Start of PROVIDED ENTRIES
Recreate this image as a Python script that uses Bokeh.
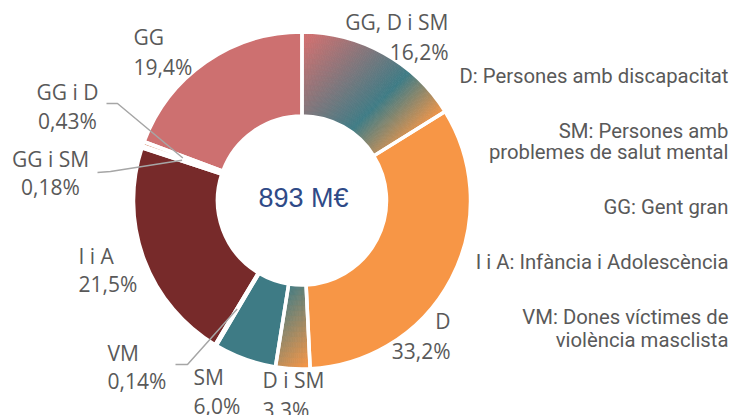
import numpy as np
from bokeh.plotting import figure
from bokeh.models import Range1d
from bokeh.embed import file_html
from bokeh.resources import INLINE
from bokeh.core.properties import value

# ---------------- data ----------------
categories = ["GG, D i SM", "D", "D i SM", "SM", "VM", "I i A", "GG i SM", "GG i D", "GG"]
shares = [16.2, 33.2, 3.3, 6.0, 0.14, 21.5, 0.18, 0.43, 19.4]
share_labels = ["16,2%", "33,2%", "3.3%", "6,0%", "0,14%", "21,5%", "0,18%", "0,43%", "19,4%"]
total_label = "893 M€"
legend_lines = ["D: Persones amb discapacitat",
                "SM: Persones amb", "problemes de salut mental",
                "GG: Gent gran",
                "I i A: Infància i Adolescència",
                "VM: Dones víctimes de", "violència masclista"]

# ---------------- styles / layout ----------------
PINK, ORANGE, TEAL, DRED = "#CD7070", "#F79646", "#3E7B85", "#772A2A"
fills = {
    "GG, D i SM": ("grad", [(0.05, PINK), (0.66, TEAL), (1.0, ORANGE)], 334, 555),
    "D": ("solid", ORANGE),
    "D i SM": ("grad", [(0.0, TEAL), (1.0, ORANGE)], 571, 675),
    "SM": ("solid", TEAL),
    "VM": ("solid", "#7F5A8A"),
    "I i A": ("solid", DRED),
    "GG i SM": ("solid", "#A07070"),
    "GG i D": ("solid", "#D08060"),
    "GG": ("solid", PINK),
}
# label placement (screen px): x, align, baseline line1, baseline line2
label_pos = {
    "GG, D i SM": (448, "right", 28, 58),
    "D": (450, "right", 327, 357),
    "D i SM": (262, "left", 386, 416),
    "SM": (193, "left", 383, 412),
    "VM": (107, "left", 359, 387),
    "I i A": (78, "left", 262, 290),
    "GG i SM": (50, "center", 165, 193),
    "GG i D": (67, "center", 98, 127),
    "GG": (133, "left", 43, 73),
}
leaders = {  # label-side start and elbow (screen px)
    "GG i D": ((106, 103), (117, 103)),
    "GG i SM": ((97, 172), (110, 171)),
    "VM": ((175, 364), (187, 364)),
}
legend_base = [82, 137, 158, 213, 268, 323, 346]

LBL_FS, LEG_FS, TOT_FS = 21, 20.3, 27

W, H = 731, 415
def sy(Y):
    return H - Y

p = figure(width=W, height=H, x_range=Range1d(0, W), y_range=Range1d(0, H),
           output_backend="svg", toolbar_location=None, min_border=0,
           x_axis_type=None, y_axis_type=None)
p.grid.visible = False
p.outline_line_color = None
p.background_fill_color = "white"
p.border_fill_color = "white"

cx, cy = 301.5, sy(200)
R_IN, R_OUT = 84.5, 168.5

def hex2rgb(h):
    h = h.lstrip("#")
    return np.array([int(h[i:i + 2], 16) for i in (0, 2, 4)], dtype=float)

def grad_color(stops, t):
    t = min(max(t, stops[0][0]), stops[-1][0])
    for (t0, c0), (t1, c1) in zip(stops[:-1], stops[1:]):
        if t <= t1:
            f = 0 if t1 == t0 else (t - t0) / (t1 - t0)
            c = hex2rgb(c0) * (1 - f) + hex2rgb(c1) * f
            return "#%02x%02x%02x" % tuple(int(round(v)) for v in c)
    return stops[-1][1]

vals = np.array(shares, dtype=float)
frac = vals / vals.sum()
cum = np.concatenate([[0], np.cumsum(frac)]) * 2 * np.pi  # clockwise from top

starts, ends = [], []
for i, cat in enumerate(categories):
    a0, a1 = cum[i], cum[i + 1]
    s_ang, e_ang = np.pi / 2 - a1, np.pi / 2 - a0
    starts.append(s_ang); ends.append(e_ang)
    f = fills[cat]
    if f[0] == "solid":
        p.annular_wedge(x=cx, y=cy, inner_radius=R_IN, outer_radius=R_OUT,
                        start_angle=s_ang, end_angle=e_ang,
                        fill_color=f[1], line_color=f[1], line_width=0.5)
    else:
        stops, u0, u1 = f[1], f[2], f[3]
        nA = max(10, int(np.degrees(e_ang - s_ang) * 1.5))
        nR = 16
        angs = np.linspace(s_ang, e_ang, nA + 1)
        rads = np.linspace(R_IN, R_OUT, nR + 1)
        xs, ys, ir, orr, sa, ea, cols = [], [], [], [], [], [], []
        for j in range(nA):
            for k in range(nR):
                am = 0.5 * (angs[j] + angs[j + 1]); rm = 0.5 * (rads[k] + rads[k + 1])
                X = cx + rm * np.cos(am); Y = H - (cy + rm * np.sin(am))
                t = (X + Y - u0) / (u1 - u0)
                cols.append(grad_color(stops, t))
                ir.append(rads[k]); orr.append(rads[k + 1]); sa.append(angs[j]); ea.append(angs[j + 1])
                xs.append(cx); ys.append(cy)
        p.annular_wedge(x=xs, y=ys, inner_radius=ir, outer_radius=orr,
                        start_angle=sa, end_angle=ea,
                        fill_color=cols, line_color=cols, line_width=0.8)

# white separators
p.annular_wedge(x=[cx] * len(categories), y=[cy] * len(categories), inner_radius=R_IN, outer_radius=R_OUT,
                start_angle=starts, end_angle=ends, fill_color=None, line_color="white", line_width=3.5)

# leader lines
for cat, (st, el) in leaders.items():
    i = categories.index(cat)
    am = 0.5 * (starts[i] + ends[i]); rm = 0.5 * (R_IN + R_OUT)
    ex, ey = cx + rm * np.cos(am), cy + rm * np.sin(am)
    p.line(x=[st[0], el[0], ex], y=[sy(st[1]), sy(el[1]), ey], line_color="#A6A6A6", line_width=1.5)

# slice labels (baseline correction for svg text placement)
TXT = "#595959"
for i, cat in enumerate(categories):
    x, al, b1, b2 = label_pos[cat]
    off = 0.33 * LBL_FS
    p.text(x=[x, x], y=[sy(b1 - off), sy(b2 - off)], text=[cat, share_labels[i]],
           text_font=value("Open Sans"), text_font_size=f"{LBL_FS}px", text_color=TXT,
           text_align=al, text_baseline="alphabetic")

# centre total
p.text(x=[303], y=[sy(208 - 0.4 * TOT_FS)], text=[total_label], text_font=value("Liberation Sans"),
       text_font_size=f"{TOT_FS}px", text_color="#2F4A87", text_align="center", text_baseline="alphabetic")

# legend text block
p.text(x=[728] * len(legend_lines), y=[sy(b - 0.3 * LEG_FS) for b in legend_base], text=legend_lines,
       text_font=value("Roboto"), text_font_size=f"{LEG_FS}px", text_color=TXT,
       text_align="right", text_baseline="alphabetic")

open("out.html", "w").write(file_html(p, INLINE))
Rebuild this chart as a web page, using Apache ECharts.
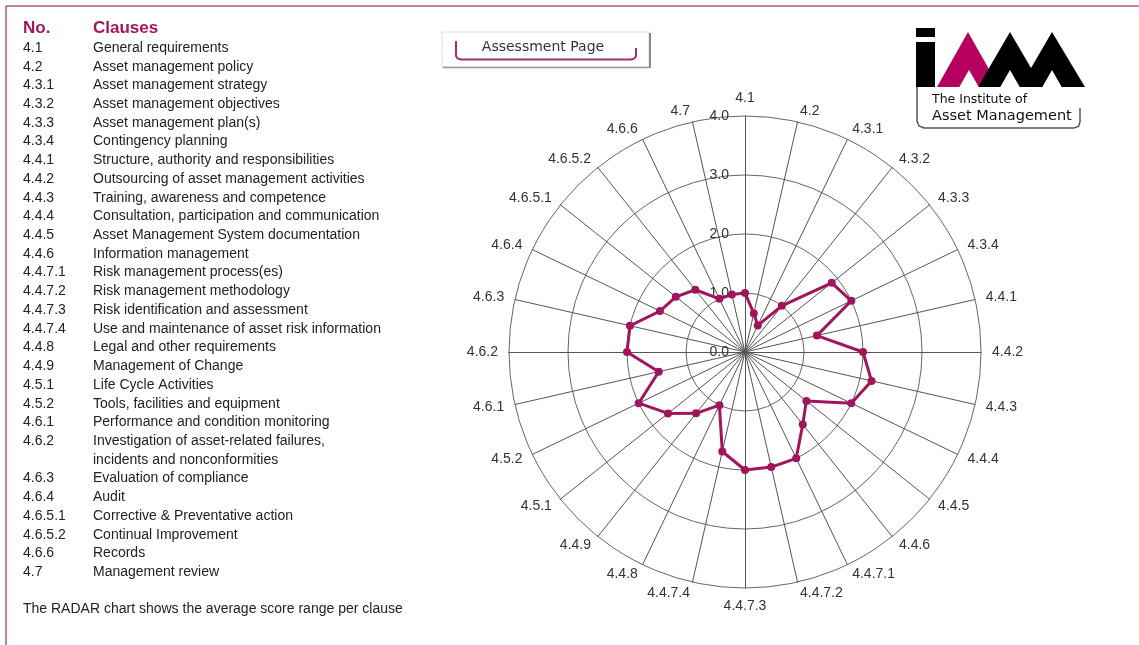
End of PROVIDED ENTRIES
Your task is to copy the entries in full and exactly, without any images.

* ANSWER *
Recreate this image as a Python script that uses Bokeh.
import numpy as np
from bokeh.plotting import figure
from bokeh.models import Range1d
from bokeh.embed import file_html
from bokeh.resources import INLINE
from bokeh.core.properties import value

# ---------------- data ----------------
categories = ["GG, D i SM", "D", "D i SM", "SM", "VM", "I i A", "GG i SM", "GG i D", "GG"]
shares = [16.2, 33.2, 3.3, 6.0, 0.14, 21.5, 0.18, 0.43, 19.4]
share_labels = ["16,2%", "33,2%", "3.3%", "6,0%", "0,14%", "21,5%", "0,18%", "0,43%", "19,4%"]
total_label = "893 M€"
legend_lines = ["D: Persones amb discapacitat",
                "SM: Persones amb", "problemes de salut mental",
                "GG: Gent gran",
                "I i A: Infància i Adolescència",
                "VM: Dones víctimes de", "violència masclista"]

# ---------------- styles / layout ----------------
PINK, ORANGE, TEAL, DRED = "#CD7070", "#F79646", "#3E7B85", "#772A2A"
fills = {
    "GG, D i SM": ("grad", [(0.05, PINK), (0.66, TEAL), (1.0, ORANGE)], 334, 555),
    "D": ("solid", ORANGE),
    "D i SM": ("grad", [(0.0, TEAL), (1.0, ORANGE)], 571, 675),
    "SM": ("solid", TEAL),
    "VM": ("solid", "#7F5A8A"),
    "I i A": ("solid", DRED),
    "GG i SM": ("solid", "#A07070"),
    "GG i D": ("solid", "#D08060"),
    "GG": ("solid", PINK),
}
# label placement (screen px): x, align, baseline line1, baseline line2
label_pos = {
    "GG, D i SM": (448, "right", 28, 58),
    "D": (450, "right", 327, 357),
    "D i SM": (262, "left", 386, 416),
    "SM": (193, "left", 383, 412),
    "VM": (107, "left", 359, 387),
    "I i A": (78, "left", 262, 290),
    "GG i SM": (50, "center", 165, 193),
    "GG i D": (67, "center", 98, 127),
    "GG": (133, "left", 43, 73),
}
leaders = {  # label-side start and elbow (screen px)
    "GG i D": ((106, 103), (117, 103)),
    "GG i SM": ((97, 172), (110, 171)),
    "VM": ((175, 364), (187, 364)),
}
legend_base = [82, 137, 158, 213, 268, 323, 346]

LBL_FS, LEG_FS, TOT_FS = 21, 20.3, 27

W, H = 731, 415
def sy(Y):
    return H - Y

p = figure(width=W, height=H, x_range=Range1d(0, W), y_range=Range1d(0, H),
           output_backend="svg", toolbar_location=None, min_border=0,
           x_axis_type=None, y_axis_type=None)
p.grid.visible = False
p.outline_line_color = None
p.background_fill_color = "white"
p.border_fill_color = "white"

cx, cy = 301.5, sy(200)
R_IN, R_OUT = 84.5, 168.5

def hex2rgb(h):
    h = h.lstrip("#")
    return np.array([int(h[i:i + 2], 16) for i in (0, 2, 4)], dtype=float)

def grad_color(stops, t):
    t = min(max(t, stops[0][0]), stops[-1][0])
    for (t0, c0), (t1, c1) in zip(stops[:-1], stops[1:]):
        if t <= t1:
            f = 0 if t1 == t0 else (t - t0) / (t1 - t0)
            c = hex2rgb(c0) * (1 - f) + hex2rgb(c1) * f
            return "#%02x%02x%02x" % tuple(int(round(v)) for v in c)
    return stops[-1][1]

vals = np.array(shares, dtype=float)
frac = vals / vals.sum()
cum = np.concatenate([[0], np.cumsum(frac)]) * 2 * np.pi  # clockwise from top

starts, ends = [], []
for i, cat in enumerate(categories):
    a0, a1 = cum[i], cum[i + 1]
    s_ang, e_ang = np.pi / 2 - a1, np.pi / 2 - a0
    starts.append(s_ang); ends.append(e_ang)
    f = fills[cat]
    if f[0] == "solid":
        p.annular_wedge(x=cx, y=cy, inner_radius=R_IN, outer_radius=R_OUT,
                        start_angle=s_ang, end_angle=e_ang,
                        fill_color=f[1], line_color=f[1], line_width=0.5)
    else:
        stops, u0, u1 = f[1], f[2], f[3]
        nA = max(10, int(np.degrees(e_ang - s_ang) * 1.5))
        nR = 16
        angs = np.linspace(s_ang, e_ang, nA + 1)
        rads = np.linspace(R_IN, R_OUT, nR + 1)
        xs, ys, ir, orr, sa, ea, cols = [], [], [], [], [], [], []
        for j in range(nA):
            for k in range(nR):
                am = 0.5 * (angs[j] + angs[j + 1]); rm = 0.5 * (rads[k] + rads[k + 1])
                X = cx + rm * np.cos(am); Y = H - (cy + rm * np.sin(am))
                t = (X + Y - u0) / (u1 - u0)
                cols.append(grad_color(stops, t))
                ir.append(rads[k]); orr.append(rads[k + 1]); sa.append(angs[j]); ea.append(angs[j + 1])
                xs.append(cx); ys.append(cy)
        p.annular_wedge(x=xs, y=ys, inner_radius=ir, outer_radius=orr,
                        start_angle=sa, end_angle=ea,
                        fill_color=cols, line_color=cols, line_width=0.8)

# white separators
p.annular_wedge(x=[cx] * len(categories), y=[cy] * len(categories), inner_radius=R_IN, outer_radius=R_OUT,
                start_angle=starts, end_angle=ends, fill_color=None, line_color="white", line_width=3.5)

# leader lines
for cat, (st, el) in leaders.items():
    i = categories.index(cat)
    am = 0.5 * (starts[i] + ends[i]); rm = 0.5 * (R_IN + R_OUT)
    ex, ey = cx + rm * np.cos(am), cy + rm * np.sin(am)
    p.line(x=[st[0], el[0], ex], y=[sy(st[1]), sy(el[1]), ey], line_color="#A6A6A6", line_width=1.5)

# slice labels (baseline correction for svg text placement)
TXT = "#595959"
for i, cat in enumerate(categories):
    x, al, b1, b2 = label_pos[cat]
    off = 0.33 * LBL_FS
    p.text(x=[x, x], y=[sy(b1 - off), sy(b2 - off)], text=[cat, share_labels[i]],
           text_font=value("Open Sans"), text_font_size=f"{LBL_FS}px", text_color=TXT,
           text_align=al, text_baseline="alphabetic")

# centre total
p.text(x=[303], y=[sy(208 - 0.4 * TOT_FS)], text=[total_label], text_font=value("Liberation Sans"),
       text_font_size=f"{TOT_FS}px", text_color="#2F4A87", text_align="center", text_baseline="alphabetic")

# legend text block
p.text(x=[728] * len(legend_lines), y=[sy(b - 0.3 * LEG_FS) for b in legend_base], text=legend_lines,
       text_font=value("Roboto"), text_font_size=f"{LEG_FS}px", text_color=TXT,
       text_align="right", text_baseline="alphabetic")

open("out.html", "w").write(file_html(p, INLINE))
Rebuild this chart as a web page, using Apache ECharts.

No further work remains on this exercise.